Local ingestion options

This is the flow for processing files locally. No files are sent to Unstructured for processing:

  • This flow never happens for the Unstructured Platform. The Platform does not allow sending files from a local destination to Unstructured or Unstructured sending processed data to a local destination.

  • For the Unstructured Ingest CLI or the Unstructured Ingest Python library, to use this flow:

    • When using the Unstructured Ingest CLI, omit the --partition-by-api, --api-key, and --partition-endpoint options.
    • When using the Unstructured Ingest Python library, omit partition_by_api or explicitly set partition_by_api=False. Also omit api_key and partition_endpoint.

Unstructured Ingest CLI

The Unstructured Ingest CLI enables you to use command-line scripts to get all of your data ready for RAG and model fine-tuning.

One approach to using the CLI is installing Python and then running the following command to install the CLI:

pip install unstructured-ingest

This default installation option enables the ingestion of plain text files, HTML, XML, JSON and emails that do not require any extra dependencies. This default option also enables you to specify local source and destination locations.

You might also need to install additional dependencies, depending on your needs. Learn more.

For additional installation options, see:

To display the list of available source connector commands, run the following command:

unstructured-ingest --help

To display the list of available destination connector commands, run the following command:

unstructured-ingest local --help

To display help for a specific source connector command, run the following command:

unstructured-ingest <command-name> --help

To display help for a specific destination connector command, run the following command:

unstructured-ingest local <command-name> --help

To begin using the CLI, see the quickstarts for the:

To migrate from older, deprecated versions of the Ingest CLI that used pip install unstructured, see the migration guide.

Unstructured Ingest Python library

The Unstructured Ingest Python library enable you to use Python code to get all of your data ready for RAG and model fine-tuning.

The following 3-minute video shows how to use the Unstructured Ingest Python library to send multiple PDFs from a local directory in batches to be ingested by Unstructured API services for processing:

One approach to using the Unstructured Ingest Python library is installing Python and then running the following command to install the library and the default connectors:

pip install unstructured-ingest

This default installation option enables the ingestion of plain text files, HTML, XML, JSON and emails that do not require any extra dependencies. This default option also enables you to specify local source and destination locations.

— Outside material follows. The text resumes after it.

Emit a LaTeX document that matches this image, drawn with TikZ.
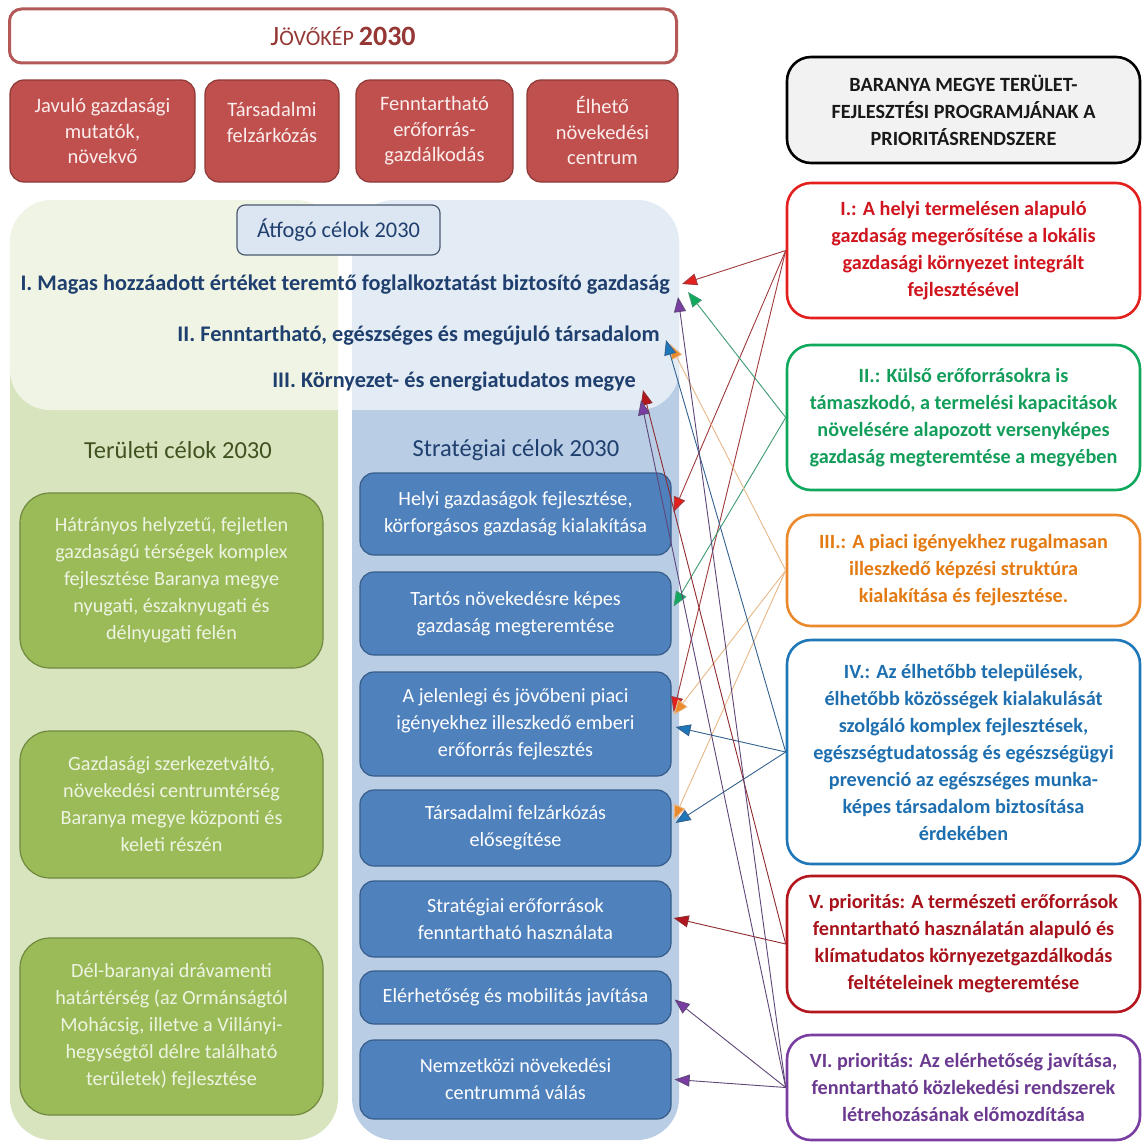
\documentclass[tikz,border=0pt]{standalone}
\usepackage{fontspec}
\setmainfont{Carlito}
\usetikzlibrary{arrows.meta}
\newcommand\setfs[2]{\fontsize{#1}{#2}\selectfont}
\definecolor{visBorder}{HTML}{B35A58}
\definecolor{visText}{HTML}{953735}
\definecolor{topRed}{HTML}{C0504D}
\definecolor{topRedBorder}{HTML}{8C3836}
\definecolor{topRedText}{HTML}{FBEDED}
\definecolor{colGreen}{HTML}{D7E4BD}
\definecolor{colBlue}{HTML}{B9CDE5}
\definecolor{atfFill}{HTML}{DCE6F2}
\definecolor{atfBorder}{HTML}{4A5A70}
\definecolor{navy}{HTML}{1F3F6E}
\definecolor{olive}{HTML}{3F5220}
\definecolor{grBox}{HTML}{9BBB59}
\definecolor{grBorder}{HTML}{71893F}
\definecolor{grText}{HTML}{EEF4E2}
\definecolor{blBox}{HTML}{4F81BD}
\definecolor{blBorder}{HTML}{385D8A}
\definecolor{cI}{HTML}{E3201E}
\definecolor{cIt}{HTML}{D0151E}
\definecolor{cIl}{HTML}{A03A3C}
\definecolor{cII}{HTML}{10A85C}
\definecolor{cIIt}{HTML}{129E5A}
\definecolor{cIIl}{HTML}{3E9A70}
\definecolor{cIII}{HTML}{EA8A2C}
\definecolor{cIIIt}{HTML}{E37A12}
\definecolor{cIIIl}{HTML}{E9B888}
\definecolor{cIV}{HTML}{1E77B8}
\definecolor{cIVt}{HTML}{1E6FB0}
\definecolor{cIVl}{HTML}{33628E}
\definecolor{cV}{HTML}{B3161D}
\definecolor{cVt}{HTML}{A8121A}
\definecolor{cVl}{HTML}{8E2A30}
\definecolor{cVI}{HTML}{7A3EA2}
\definecolor{cVIt}{HTML}{6B3A90}
\definecolor{cVIl}{HTML}{5E4678}
\tikzset{
  redtop/.style={draw=topRedBorder, fill=topRed, line width=1.2pt, rounded corners=14pt,
    text=topRedText, align=center, font=\setfs{20.5}{25.5}, inner sep=0pt, minimum height=102pt},
  greenbox/.style={draw=grBorder, fill=grBox, line width=1.2pt, rounded corners=30pt,
    text=grText, align=center, font=\setfs{20.2}{27}, inner sep=0pt, minimum width=303pt},
  bluebox/.style={draw=blBorder, fill=blBox, line width=1.2pt, rounded corners=14pt,
    text=white, align=center, font=\setfs{20.2}{27}, inner sep=0pt, minimum width=311pt},
  prio/.style={line width=2.6pt, rounded corners=24pt, fill=white, align=center,
    font=\bfseries\setfs{20.2}{27}, inner sep=0pt, minimum width=353pt},
  goal/.style={text=navy, font=\bfseries\setfs{22.3}{26}, inner sep=0pt},
  conn/.style={line width=0.9pt, -{Triangle[length=15pt,width=12pt,fill=#1]}},
}
\begin{document}
\begin{tikzpicture}[x=1pt,y=-1pt]
\useasboundingbox (0,0) rectangle (1143,1148);
\fill[white] (0,0) rectangle (1143,1148);
% columns
\fill[colGreen, rounded corners=42pt] (10,200) rectangle (338,1140);
\fill[colBlue, rounded corners=42pt] (352,200) rectangle (679,1140);
\fill[white, opacity=0.6, rounded corners=40pt] (10,200) rectangle (679,410);
% vision
\node[draw=visBorder, line width=3pt, rounded corners=12pt, fill=white,
  minimum width=667pt, minimum height=54pt, inner sep=0pt, text=visText] (vision) at (343,36)
  {\setfs{28}{30}J\setfs{22}{30}ÖVŐKÉP \setfs{28}{30}\bfseries 2030};
\node[redtop, minimum width=185pt] (v1) at (102.5,131) {Javuló gazdasági\\mutatók,\\növekvő};
\node[redtop, minimum width=134pt] (v2) at (272,131) {};
\node[text=topRedText, align=center, font=\setfs{20.5}{25.5}, inner sep=0pt] (v2t) at (v2) [yshift=8.5pt] {Társadalmi\\felzárkózás};
\node[redtop, minimum width=157pt] (v3) at (434.5,131) {Fenntartható\\erőforrás-\\gazdálkodás};
\node[redtop, minimum width=151pt] (v4) at (602.5,131) {Élhető\\növekedési\\centrum};
% overarching goals
\node[draw=atfBorder, fill=atfFill, line width=1.2pt, rounded corners=8pt,
  minimum width=203pt, minimum height=50pt, inner sep=0pt, text=navy, font=\setfs{22.4}{26}] (atf) at (338.5,230) {Átfogó célok 2030};
\node[goal, anchor=east] (lineI) at (670,285) {I. Magas hozzáadott értéket teremtő foglalkoztatást biztosító gazdaság};
\node[goal, anchor=east] (lineII) at (660,336) {II. Fenntartható, egészséges és megújuló társadalom};
\node[goal, anchor=east] (lineIII) at (636,382) {III. Környezet- és energiatudatos megye};
% headings
\node[text=olive, font=\setfs{24.5}{28}] (hTer) at (178,450) {Területi célok 2030};
\node[text=navy, font=\setfs{24.5}{28}] (hStr) at (516,450) {Stratégiai célok 2030};
% green boxes
\node[greenbox, minimum height=175pt] (g1) at (171.5,580.5) {Hátrányos helyzetű, fejletlen\\gazdaságú térségek komplex\\fejlesztése Baranya megye\\nyugati, északnyugati és\\délnyugati felén};
\node[greenbox, minimum height=147pt] (g2) at (171.5,804.5) {Gazdasági szerkezetváltó,\\növekedési centrumtérség\\Baranya megye központi és\\keleti részén};
\node[greenbox, minimum height=177pt] (g3) at (171.5,1026.5) {Dél-baranyai drávamenti\\határtérség (az Ormánságtól\\Mohácsig, illetve a Villányi-\\hegységtől délre található\\területek) fejlesztése};
% blue boxes
\node[bluebox, minimum height=82pt] (b1) at (515.5,514) {Helyi gazdaságok fejlesztése,\\körforgásos gazdaság kialakítása};
\node[bluebox, minimum height=83pt] (b2) at (515.5,613.5) {Tartós növekedésre képes\\gazdaság megteremtése};
\node[bluebox, minimum height=104pt] (b3) at (515.5,724) {A jelenlegi és jövőbeni piaci\\igényekhez illeszkedő emberi\\erőforrás fejlesztés};
\node[bluebox, minimum height=76pt] (b4) at (515.5,828) {Társadalmi felzárkózás\\elősegítése};
\node[bluebox, minimum height=76pt] (b5) at (515.5,919) {Stratégiai erőforrások\\fenntartható használata};
\node[bluebox, minimum height=53pt] (b6) at (515.5,997.5) {Elérhetőség és mobilitás javítása};
\node[bluebox, minimum height=79pt] (b7) at (515.5,1079.5) {Nemzetközi növekedési\\centrummá válás};
% priority boxes
\node[prio, draw=black, fill=black!5, text=black!90, minimum height=106pt] (title) at (963.5,110) {BARANYA MEGYE TERÜLET-\\FEJLESZTÉSI PROGRAMJÁNAK A\\PRIORITÁSRENDSZERE};
\node[prio, draw=cI, text=cIt, minimum height=135pt] (pI) at (963.5,250.5) {I.: A helyi termelésen alapuló\\gazdaság megerősítése a lokális\\gazdasági környezet integrált\\fejlesztésével};
\node[prio, draw=cII, text=cIIt, minimum height=145pt] (pII) at (963.5,417.5) {II.: Külső erőforrásokra is\\támaszkodó, a termelési kapacitások\\növelésére alapozott versenyképes\\gazdaság megteremtése a megyében};
\node[prio, draw=cIII, text=cIIIt, minimum height=111pt] (pIII) at (963.5,570.5) {III.: A piaci igényekhez rugalmasan\\illeszkedő képzési struktúra\\kialakítása és fejlesztése.};
\node[prio, draw=cIV, text=cIVt, minimum height=224pt] (pIV) at (963.5,752) {IV.: Az élhetőbb települések,\\élhetőbb közösségek kialakulását\\szolgáló komplex fejlesztések,\\egészségtudatosság és egészségügyi\\prevenció az egészséges munka-\\képes társadalom biztosítása\\érdekében};
\node[prio, draw=cV, text=cVt, minimum height=136pt] (pV) at (963.5,944) {V. prioritás: A természeti erőforrások\\fenntartható használatán alapuló és\\klímatudatos környezetgazdálkodás\\feltételeinek megteremtése};
\node[prio, draw=cVI, text=cVIt, minimum height=105pt] (pVI) at (963.5,1087.5) {VI. prioritás: Az elérhetőség javítása,\\fenntartható közlekedési rendszerek\\létrehozásának előmozdítása};
% connectors
\draw[conn=cI, cIl] (pI.west) -- ([shift={(12,-1)}]lineI.east);
\draw[conn=cI, cIl] (pI.west) -- ([shift={(2,-2)}]b1.east);
\draw[conn=cI, cIl] (pI.west) -- ([shift={(2,-12)}]b3.east);
\draw[conn=cII, cIIl] (pII.west) -- ([shift={(18,7)}]lineI.east);
\draw[conn=cII, cIIl] (pII.west) -- ([shift={(2,-7)}]b2.east);
\draw[conn=cIII, cIIIl] (pIII.west) -- ([shift={(10,8)}]lineII.east);
\draw[conn=cIII, cIIIl] (pIII.west) -- ([shift={(2,-9)}]b3.east);
\draw[conn=cIII, cIIIl] (pIII.west) -- ([shift={(2,-8)}]b4.east);
\draw[conn=cIV, cIVl] (pIV.west) -- ([shift={(6,4)}]lineII.east);
\draw[conn=cIV, cIVl] (pIV.west) -- ([shift={(4,3)}]b3.east);
\draw[conn=cIV, cIVl] (pIV.west) -- ([shift={(4,-5)}]b4.east);
\draw[conn=cV, cVl] (pV.west) -- ([shift={(7,8)}]lineIII.east);
\draw[conn=cV, cVl] (pV.west) -- ([shift={(2,-1)}]b5.east);
\draw[conn=cVI, cVIl] (pVI.west) -- ([shift={(8,12)}]lineI.east);
\draw[conn=cVI, cVIl] (pVI.west) -- ([shift={(5,18)}]lineIII.east);
\draw[conn=cVI, cVIl] (pVI.west) -- ([shift={(3,2)}]b6.east);
\draw[conn=cVI, cVIl] (pVI.west) -- ([shift={(3,0)}]b7.east);
\end{tikzpicture}
\end{document}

You might also need to install additional dependencies, depending on your needs. Learn more.

For additional installation options, see:

Some source and destination connectors provide newer v2 and older v1 implementations, while some provide only older v1 implementations. You should use the v2 implementations wherever they are available, to help ensure better forward-compatibility of your code. For the lists of available v2 and v1 connectors, see:

To begin using the Unstructured Ingest Python library, see the code examples for the source and destination connectors.

To migrate from older, deprecated versions of the Ingest Python library that used pip install unstructured, see the migration guide.

Generate Python code examples

You can connect any available source connector to any available destination connector. However, the source connector code examples in the documentation show connecting only to the local destination connector. Similarly, the destination connector code examples in the documentation show connecting only to the local source connector.

To quickly generate an Unstructured Ingest Python library code example that connects any available source connector to any available destination connector, do the following:

  1. Open the Unstructured Ingest Code Generator webpage.

  2. Select your input (source) location type from the Get unstructured documents from drop-down list.

  3. Select your output (destination) location type from the Upload RAG-ready documents to drop-down list.

  4. Select your chunking strategy from the Chunking strategy drop-down list:

    • None - Do not chunk the data elements’ content.
    • basic - Combine sequential data elements to maximally fill each chunk. However, do not mix Table and non-Table elements in the same chunk.
    • by_title - Use the basic strategy and also preserve section boundaries. Optionally preserve page boundaries as well.
    • by_page - Use the basic strategy and also preserve page boundaries.
    • by_similarity - Use the sentence-transformers/multi-qa-mpnet-base-dot-v1 embedding model to identify topically similar sequential elements and combine them into chunks. This strategy is availably only when calling Unstructured API services.

    To learn more, see Chunking strategies and Chunking configuration.

  5. For any chunking strategy other than None:

    • Enter your chunk size in the Chunk size (characters) box, or leave the default of 1000 characters.
    • If you need to apply overlapping to the chunks, enter the chunk overlap size in the Chunk overlap (characters) box, or leave default of 20 characters.

    To learn more, see Chunking configuration.

  6. To generate vector embeddings, select the provider in the Embedding provider drop-down list.

    To learn more, see Embedding configuraton.

  7. Click Generate code.

  8. Copy the example code from the Generated Code pane into your code project.

  9. The code example will contain one or more environment variables that you must set for the code to run correctly. To learn what to set these variables to, click the documentation links that are below the Generated Code pane.

Migration guide

The older unstructured versions of the Unstructured Ingest CLI and Unstructured Ingest Python library have been replaced and are now deprecated.

To migrate to the newer unstructured-ingest versions of the Ingest CLI and Ingest Python library, do the following:

  1. If you previously ran pip install unstructured only for the purposes of using the Ingest CLI or the Ingest Python library, upgrade to the latest versions by running the following commands:

    a. pip uninstall unstructured
    b. pip install unstructured-ingest

  2. If you previously installed an older version of a source or destination connector, for example pip install "unstructured[azure]" for the Azure Storage connector, upgrade to the latest version by running the following commands:

    a. pip uninstall "unstructured[azure]"
    b. pip install "unstructured-ingest[azure]"

  3. If you were running Python code against an older version of the Ingest Python library, update your import statements by replacing all instances of unstructured.ingest with unstructured_ingest to run against the latest version.